- WHAT YOU HAVE TO DO:
Locate every line in the records below that holds the word "diagram" and return each one.

*** DATASET RECORDS

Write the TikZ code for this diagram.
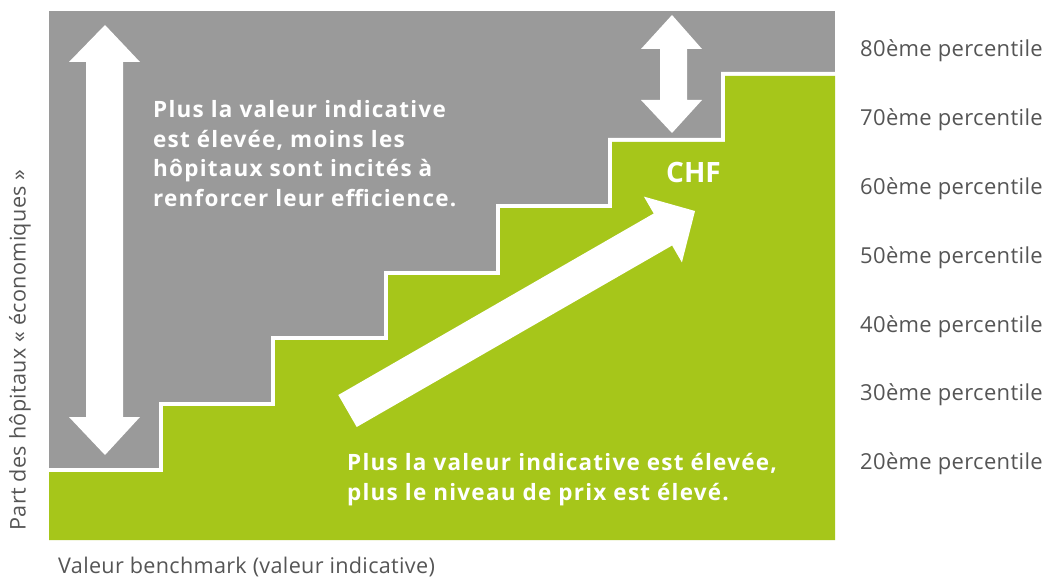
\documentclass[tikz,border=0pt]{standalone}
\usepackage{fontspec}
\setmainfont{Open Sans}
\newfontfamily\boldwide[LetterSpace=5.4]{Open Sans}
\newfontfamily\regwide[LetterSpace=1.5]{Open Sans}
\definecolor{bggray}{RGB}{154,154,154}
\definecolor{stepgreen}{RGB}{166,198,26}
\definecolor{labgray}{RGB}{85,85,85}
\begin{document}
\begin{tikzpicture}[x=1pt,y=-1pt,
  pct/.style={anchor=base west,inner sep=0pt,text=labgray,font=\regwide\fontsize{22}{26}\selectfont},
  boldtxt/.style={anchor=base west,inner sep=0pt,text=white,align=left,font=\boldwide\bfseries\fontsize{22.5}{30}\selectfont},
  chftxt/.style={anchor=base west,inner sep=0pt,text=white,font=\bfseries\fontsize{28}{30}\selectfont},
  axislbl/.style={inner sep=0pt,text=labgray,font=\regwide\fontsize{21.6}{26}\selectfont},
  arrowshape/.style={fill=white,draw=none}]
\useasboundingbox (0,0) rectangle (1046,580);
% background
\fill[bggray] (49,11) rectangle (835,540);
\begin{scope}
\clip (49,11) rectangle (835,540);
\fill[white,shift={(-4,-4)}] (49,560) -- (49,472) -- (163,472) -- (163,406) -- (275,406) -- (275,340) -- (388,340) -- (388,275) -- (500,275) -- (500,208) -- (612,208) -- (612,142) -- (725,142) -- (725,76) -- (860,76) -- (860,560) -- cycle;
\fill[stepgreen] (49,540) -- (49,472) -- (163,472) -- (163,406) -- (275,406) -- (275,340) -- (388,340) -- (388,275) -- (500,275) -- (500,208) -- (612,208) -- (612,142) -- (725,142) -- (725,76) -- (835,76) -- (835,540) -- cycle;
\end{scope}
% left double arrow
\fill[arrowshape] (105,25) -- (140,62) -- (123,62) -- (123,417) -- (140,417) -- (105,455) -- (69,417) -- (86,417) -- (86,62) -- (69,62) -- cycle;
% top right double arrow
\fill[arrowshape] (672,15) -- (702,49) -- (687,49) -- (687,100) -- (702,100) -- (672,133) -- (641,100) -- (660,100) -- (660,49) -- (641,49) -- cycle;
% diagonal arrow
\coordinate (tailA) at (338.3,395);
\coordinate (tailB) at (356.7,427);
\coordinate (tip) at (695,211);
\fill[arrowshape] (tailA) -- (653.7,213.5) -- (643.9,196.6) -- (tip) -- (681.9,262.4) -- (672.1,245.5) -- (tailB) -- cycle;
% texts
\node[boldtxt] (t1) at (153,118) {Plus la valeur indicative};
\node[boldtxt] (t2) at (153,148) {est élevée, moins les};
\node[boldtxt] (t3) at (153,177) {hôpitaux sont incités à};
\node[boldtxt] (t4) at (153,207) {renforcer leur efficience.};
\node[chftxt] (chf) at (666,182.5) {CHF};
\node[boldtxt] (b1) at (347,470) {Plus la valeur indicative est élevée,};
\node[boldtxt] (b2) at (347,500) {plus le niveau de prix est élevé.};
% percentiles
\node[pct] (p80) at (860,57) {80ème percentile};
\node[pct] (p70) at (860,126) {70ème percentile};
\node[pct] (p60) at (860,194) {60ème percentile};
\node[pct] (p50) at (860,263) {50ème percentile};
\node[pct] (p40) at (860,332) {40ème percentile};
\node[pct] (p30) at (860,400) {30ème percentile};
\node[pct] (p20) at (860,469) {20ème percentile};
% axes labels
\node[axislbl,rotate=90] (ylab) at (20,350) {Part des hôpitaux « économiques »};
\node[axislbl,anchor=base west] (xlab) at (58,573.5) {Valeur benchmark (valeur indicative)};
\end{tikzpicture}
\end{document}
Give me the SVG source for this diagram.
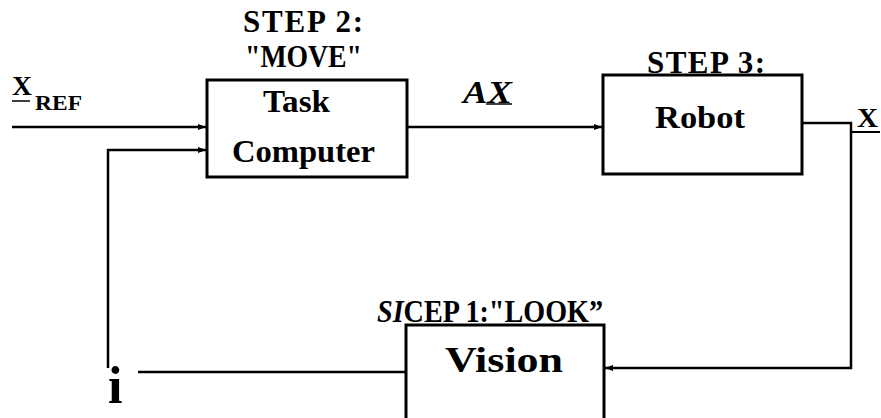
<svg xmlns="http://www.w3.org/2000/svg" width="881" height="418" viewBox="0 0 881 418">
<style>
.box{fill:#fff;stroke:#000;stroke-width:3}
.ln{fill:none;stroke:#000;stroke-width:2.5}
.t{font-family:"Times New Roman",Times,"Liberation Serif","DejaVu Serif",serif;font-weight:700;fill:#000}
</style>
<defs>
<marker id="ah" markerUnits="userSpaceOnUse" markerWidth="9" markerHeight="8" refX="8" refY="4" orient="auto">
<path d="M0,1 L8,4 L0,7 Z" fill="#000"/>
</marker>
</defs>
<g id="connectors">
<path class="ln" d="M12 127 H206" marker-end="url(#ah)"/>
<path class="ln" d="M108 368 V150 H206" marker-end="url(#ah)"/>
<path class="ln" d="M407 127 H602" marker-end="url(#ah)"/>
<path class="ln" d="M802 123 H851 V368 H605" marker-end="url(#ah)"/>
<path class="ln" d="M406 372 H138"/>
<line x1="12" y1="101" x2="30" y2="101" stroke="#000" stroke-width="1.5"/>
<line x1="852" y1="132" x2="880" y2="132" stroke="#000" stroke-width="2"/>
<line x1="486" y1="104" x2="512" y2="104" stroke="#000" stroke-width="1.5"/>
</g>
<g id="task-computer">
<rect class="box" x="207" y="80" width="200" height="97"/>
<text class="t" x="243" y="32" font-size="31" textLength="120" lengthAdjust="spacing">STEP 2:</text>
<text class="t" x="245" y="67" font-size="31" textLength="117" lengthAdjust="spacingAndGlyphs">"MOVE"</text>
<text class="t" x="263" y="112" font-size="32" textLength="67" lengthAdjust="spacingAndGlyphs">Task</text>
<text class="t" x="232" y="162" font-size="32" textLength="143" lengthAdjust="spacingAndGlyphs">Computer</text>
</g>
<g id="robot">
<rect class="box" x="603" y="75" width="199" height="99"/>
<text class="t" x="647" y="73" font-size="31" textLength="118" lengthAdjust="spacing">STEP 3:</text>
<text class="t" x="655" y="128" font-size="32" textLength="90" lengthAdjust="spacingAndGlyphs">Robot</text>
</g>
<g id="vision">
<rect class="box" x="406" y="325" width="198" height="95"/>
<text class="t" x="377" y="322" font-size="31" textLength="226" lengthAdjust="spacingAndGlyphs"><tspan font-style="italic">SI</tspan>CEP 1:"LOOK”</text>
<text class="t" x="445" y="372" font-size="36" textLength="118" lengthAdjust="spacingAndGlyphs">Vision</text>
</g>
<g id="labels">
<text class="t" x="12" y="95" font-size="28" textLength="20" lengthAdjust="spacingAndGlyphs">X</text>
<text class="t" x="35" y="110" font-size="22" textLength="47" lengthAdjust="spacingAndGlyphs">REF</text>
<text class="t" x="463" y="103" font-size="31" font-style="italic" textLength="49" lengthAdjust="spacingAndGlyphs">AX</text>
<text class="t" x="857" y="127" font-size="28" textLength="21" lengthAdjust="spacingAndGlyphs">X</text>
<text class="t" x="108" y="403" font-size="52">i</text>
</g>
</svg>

******

- ANSWER TO THIS PROBLEM:
Write the TikZ code for this diagram.
Give me the SVG source for this diagram.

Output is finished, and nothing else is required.